To date, many corridor authorities in Africa have developed dashboards allowing the visualization of average cross-border waiting times along main road corridors in Africa. The Northern and Central Corridors are an example. Another project called Traffic Light System (TLS) has been developed by AUDA-NEPAD to assess congestions levels and the efficiency of transport corridors and One Stop Border Posts (OSBPs) located along some African corridors, mostly in Southern and West Africa.
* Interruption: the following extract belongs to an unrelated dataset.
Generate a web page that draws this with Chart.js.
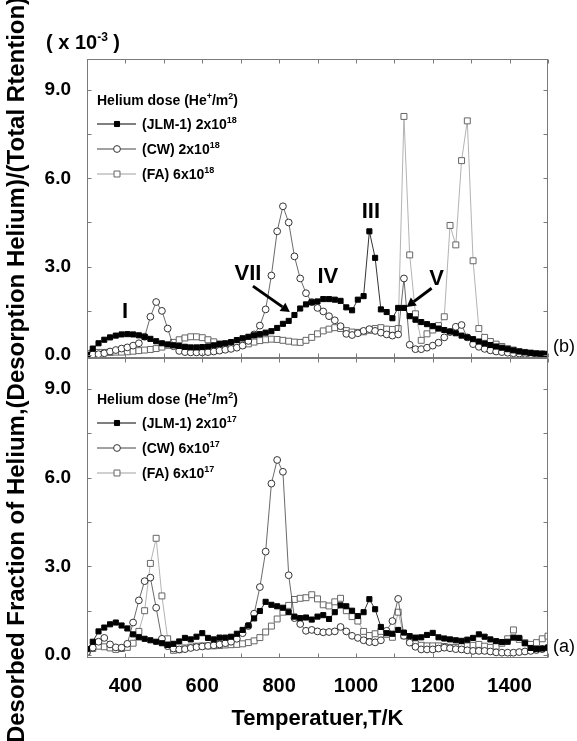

In addition, some private companies like the South African Globaltrack have developed fleet management systems that offer this service to their clients, which allows transport companies to optimize use of routes and increase vehicle utilization, reducing their overall operating costs.

All these systems, however, are limited to specific corridors.

In the perspective of the expected increase of Intra-African trade that the AfCFTA promises, Africa would tremendously benefit from a solution similar to the one developed by the EU, allowing the monitoring of congestion at border points over the entire Continent, especially if coupled with a system allowing drivers and transport companies to electronically book the date and time of visits by Customs and other border agencies based on their esteemed date of arrival at the border. This would enable transport and logistics companies to better plan their choices both in terms of roads and border posts/ ports to use in intra-Africa transport operations and of arrivals of trucks and ships to the points of entry and exit, accelerating their clearance without waiting in a queue. A model, therefore, to which Africa should aspire.